38 It must, however, be emphasised that the case-law cited in the paragraph above was developed in the context of actions brought before the EU judicature by natural or legal persons against measures of which they were the addressees. Where, as in the case giving rise to the order in Deutsche Post v Commission, an action for annulment is brought by a non-privileged applicant against a measure that has not been addressed to it, the requirement that the binding legal effects of the measure being challenged must be capable of affecting the interests of the applicant by bringing about a distinct change in his legal position overlaps with the conditions laid down in the fourth paragraph of Article 263 TFEU.

[...]

45 It follows from the above that a decision taken pursuant to Article 10(3) of Regulation No 659/1999 is intended to produce binding legal effects within the meaning of the case-law cited in paragraph 36 of this judgment, and therefore constitutes an act open to challenge for the purposes of Article 263 TFEU.

[...]

53 Next, the case-law shows that an intermediate measure is also not capable of forming the subject-matter of an action if it is established that the illegality attaching to that measure can be relied on in support of an action against the final decision for which it represents a preparatory step. In such circumstances, the action brought against the decision terminating the procedure will provide sufficient judicial protection (IBM v Commission, paragraph 12; Case 53/85 AKZO Chemie and AKZO Chemie UK v Commission [1986] ECR 1965, paragraph 19; Case C-400/99 Italy v Commission [2001] ECR I 7303, paragraph 63).

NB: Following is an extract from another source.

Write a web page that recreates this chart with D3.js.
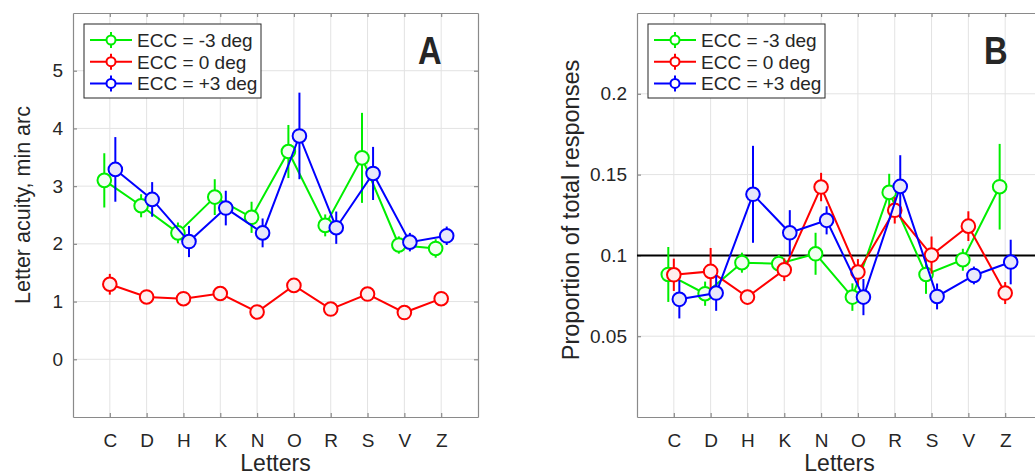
<!DOCTYPE html>
<html>
<head>
<meta charset="utf-8">
<script src="https://cdn.jsdelivr.net/npm/d3@7"></script>
<style>
  html, body { margin: 0; padding: 0; background: #ffffff; }
  svg { display: block; }
  text { font-family: "Liberation Sans", Arial, Helvetica, sans-serif; fill: #262626; }
</style>
</head>
<body>
<svg id="chart" width="1035" height="475"></svg>
<script>
// Letters tested
const letters = ["C", "D", "H", "K", "N", "O", "R", "S", "V", "Z"];

// Panel A: letter acuity (min arc), mean and error half-width per eccentricity
const acuityMinus3 = [3.10, 2.66, 2.19, 2.81, 2.46, 3.60, 2.32, 3.49, 1.98, 1.92];
const acuityMinus3Err = [0.47, 0.20, 0.18, 0.31, 0.27, 0.46, 0.19, 0.78, 0.15, 0.16];
const acuityZero = [1.30, 1.08, 1.05, 1.14, 0.82, 1.28, 0.87, 1.13, 0.81, 1.05];
const acuityZeroErr = [0.18, 0.06, 0.05, 0.06, 0.05, 0.06, 0.05, 0.06, 0.05, 0.06];
const acuityPlus3 = [3.29, 2.77, 2.04, 2.62, 2.19, 3.87, 2.28, 3.22, 2.03, 2.14];
const acuityPlus3Err = [0.56, 0.30, 0.27, 0.30, 0.25, 0.75, 0.28, 0.46, 0.16, 0.16];

// Panel B: proportion of total responses per letter
const propMinus3 = [0.0882, 0.0763, 0.0955, 0.0949, 0.1010, 0.0742, 0.1390, 0.0882, 0.0973, 0.1425];
const propMinus3Err = [0.0170, 0.0075, 0.0062, 0.0055, 0.0130, 0.0085, 0.0115, 0.0120, 0.0068, 0.0265];
const propZero = [0.0880, 0.0901, 0.0742, 0.0911, 0.1423, 0.0897, 0.1279, 0.1002, 0.1181, 0.0767];
const propZeroErr = [0.0100, 0.0145, 0.0045, 0.0070, 0.0088, 0.0080, 0.0082, 0.0115, 0.0092, 0.0068];
const propPlus3 = [0.0728, 0.0767, 0.1378, 0.1140, 0.1217, 0.0742, 0.1427, 0.0746, 0.0876, 0.0959];
const propPlus3Err = [0.0118, 0.0110, 0.0300, 0.0140, 0.0087, 0.0112, 0.0193, 0.0080, 0.0055, 0.0138];

// Legend labels and axis ticks
const seriesNames = ["ECC = -3 deg", "ECC = 0 deg", "ECC = +3 deg"];
const acuityTicks = [0, 1, 2, 3, 4, 5];
const propTicks = [0.05, 0.1, 0.15, 0.2];
const chanceLevel = 0.1;

const palette = [
  { stroke: "#00ee00", fill: "#f2fff2", offset: -0.15 },
  { stroke: "#ff0000", fill: "#fff0f0", offset: 0 },
  { stroke: "#0000ff", fill: "#e8e8fa", offset: 0.15 }
];

const svg = d3.select("#chart");

function drawPanel(opt) {
  const x = d3.scaleLinear().domain([0, 11]).range([opt.left, opt.left + 405]);
  const y = d3.scaleLinear().domain(opt.yDomain).range([417, 13]);
  const g = svg.append("g");
  const xl = x.range()[0], xr = x.range()[1];
  const yb = 417, yt = 13;
  const xPos = letters.map((d, i) => i + 1);

  // grid
  g.append("g").selectAll("line").data(xPos).join("line")
    .attr("x1", d => x(d)).attr("x2", d => x(d)).attr("y1", yt).attr("y2", yb)
    .attr("stroke", "#e3e3e3").attr("stroke-width", 1);
  g.append("g").selectAll("line").data(opt.ticks).join("line")
    .attr("x1", xl).attr("x2", xr).attr("y1", d => y(d)).attr("y2", d => y(d))
    .attr("stroke", "#e3e3e3").attr("stroke-width", 1);

  // axes with inward ticks
  const axB = d3.axisBottom(x).tickValues(xPos).tickFormat((d, i) => letters[i]).tickSizeInner(-4).tickSizeOuter(0).tickPadding(17);
  const axL = d3.axisLeft(y).tickValues(opt.ticks).tickFormat(opt.fmt).tickSizeInner(-4).tickSizeOuter(0).tickPadding(10);
  const axT = d3.axisTop(x).tickValues(xPos).tickFormat("").tickSizeInner(-4).tickSizeOuter(0);
  const axR = d3.axisRight(y).tickValues(opt.ticks).tickFormat("").tickSizeInner(-4).tickSizeOuter(0);

  const styleAxis = sel => {
    sel.select(".domain").attr("stroke", "#8a8a8a").attr("stroke-width", 1.2);
    sel.selectAll(".tick line").attr("stroke", "#8a8a8a").attr("stroke-width", 1.2);
    sel.selectAll(".tick text").attr("font-size", 19).attr("fill", "#262626")
      .attr("font-family", "Liberation Sans, Arial, sans-serif");
  };
  g.append("g").attr("transform", `translate(0,${yb})`).call(axB).call(styleAxis);
  g.append("g").attr("transform", `translate(${xl},0)`).call(axL).call(styleAxis);
  g.append("g").attr("transform", `translate(0,${yt})`).call(axT).call(styleAxis);
  if (opt.rightBorder) g.append("g").attr("transform", `translate(${xr},0)`).call(axR).call(styleAxis);

  // reference line
  if (opt.refLine !== undefined) {
    g.append("line").attr("x1", xl).attr("x2", xr)
      .attr("y1", y(opt.refLine)).attr("y2", y(opt.refLine))
      .attr("stroke", "#000").attr("stroke-width", 2);
  }

  // series: line, error bars, markers
  opt.series.forEach((s, k) => {
    const c = palette[k];
    const pts = s.values.map((v, i) => ({ x: xPos[i] + c.offset, v, e: s.err[i] }));
    const sg = g.append("g");
    sg.append("path").datum(pts)
      .attr("d", d3.line().x(d => x(d.x)).y(d => y(d.v)))
      .attr("fill", "none").attr("stroke", c.stroke).attr("stroke-width", 2);
    sg.selectAll("line.err").data(pts).join("line").attr("class", "err")
      .attr("x1", d => x(d.x)).attr("x2", d => x(d.x))
      .attr("y1", d => y(d.v - d.e)).attr("y2", d => y(d.v + d.e))
      .attr("stroke", c.stroke).attr("stroke-width", 2);
    sg.selectAll("circle").data(pts).join("circle")
      .attr("cx", d => x(d.x)).attr("cy", d => y(d.v)).attr("r", 6.8)
      .attr("fill", c.fill).attr("stroke", c.stroke).attr("stroke-width", 2);
  });

  // legend
  const lx = xl + 11, ly = yt + 11;
  const lg = g.append("g").attr("transform", `translate(${lx},${ly})`);
  lg.append("rect").attr("x", 0).attr("y", 0).attr("width", 177).attr("height", 74)
    .attr("fill", "#fff").attr("stroke", "#262626").attr("stroke-width", 1);
  seriesNames.forEach((name, k) => {
    const c = palette[k];
    const cy = 16 + k * 21.7;
    lg.append("line").attr("x1", 6).attr("x2", 48).attr("y1", cy).attr("y2", cy)
      .attr("stroke", c.stroke).attr("stroke-width", 2);
    lg.append("line").attr("x1", 27).attr("x2", 27).attr("y1", cy - 8).attr("y2", cy + 8)
      .attr("stroke", c.stroke).attr("stroke-width", 2);
    lg.append("circle").attr("cx", 27).attr("cy", cy).attr("r", 4.5)
      .attr("fill", "#fff").attr("stroke", c.stroke).attr("stroke-width", 2);
    lg.append("text").attr("x", 53).attr("y", cy).attr("dy", "0.36em")
      .attr("font-size", 19).attr("fill", "#000").text(name);
  });

  // panel letter (bold, slightly condensed)
  g.append("text").attr("transform", `translate(${opt.tagX},64) scale(0.84,1)`)
    .attr("font-family", "DejaVu Sans, sans-serif").attr("font-weight", "bold")
    .attr("font-size", 39).attr("fill", "#000").text(opt.tag);

  // axis titles
  g.append("text").attr("x", (xl + xr) / 2).attr("y", 471).attr("text-anchor", "middle")
    .attr("font-size", 23).text("Letters");
  g.append("text").attr("transform", `translate(${opt.yLabelX},${opt.yLabelY}) rotate(-90)`)
    .attr("text-anchor", "middle").attr("font-size", opt.yLabelSize).text(opt.yLabel);
}

drawPanel({
  left: 73, yDomain: [-1, 6], ticks: acuityTicks, fmt: d3.format("d"),
  series: [
    { values: acuityMinus3, err: acuityMinus3Err },
    { values: acuityZero, err: acuityZeroErr },
    { values: acuityPlus3, err: acuityPlus3Err }
  ],
  rightBorder: true, tag: "A", tagX: 418,
  yLabel: "Letter acuity, min arc", yLabelX: 30, yLabelY: 205, yLabelSize: 21.5
});

drawPanel({
  left: 637, yDomain: [0, 0.25], ticks: propTicks, fmt: d => d3.format("")(+d.toFixed(2)),
  series: [
    { values: propMinus3, err: propMinus3Err },
    { values: propZero, err: propZeroErr },
    { values: propPlus3, err: propPlus3Err }
  ],
  rightBorder: false, refLine: chanceLevel, tag: "B", tagX: 984,
  yLabel: "Proportion of total responses", yLabelX: 579, yLabelY: 210, yLabelSize: 23.5
});
</script>
</body>
</html>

54 However, if that latter condition is not satisfied, it will be considered that the intermediate measure – independently of whether the latter expresses a provisional opinion of the institution concerned – produces independent legal effects and must therefore be capable of forming the subject-matter of an action for annulment....

55 in this case, it must be held that an information under Article 10(3) of Regulation No 659/1999 produces independent legal effects.

[...]

71 As for whether Deutsche Post is individually concerned by the act at issue, it should be recalled that, according to consistent case-law of the Court of Justice, persons other than those to whom a decision is addressed may claim to be individually concerned only if that decision affects them by reason of certain attributes which are peculiar to them or by reason of circumstances in which they are differentiated from all other persons and, by virtue of those factors, distinguishes them individually just as in the case of the person addressed.

[...]

73 in that respect, it should be noted that the fact that the act at issue is not addressed to Deutsche Post is irrelevant for assessing whether that undertaking is individually concerned by that measure, for the purposes of the fourth paragraph of Article 263 TFEU.

74 Next, it must be noted that the information injunction refers to a procedure for examining a State aid measure from which Deutsche Post is alleged to have benefited. The information concerned by the act at issue concern only Deutsche Post. The latter is thus individually concerned by that measure for the purposes of the case-law cited in paragraph 71 of this judgment.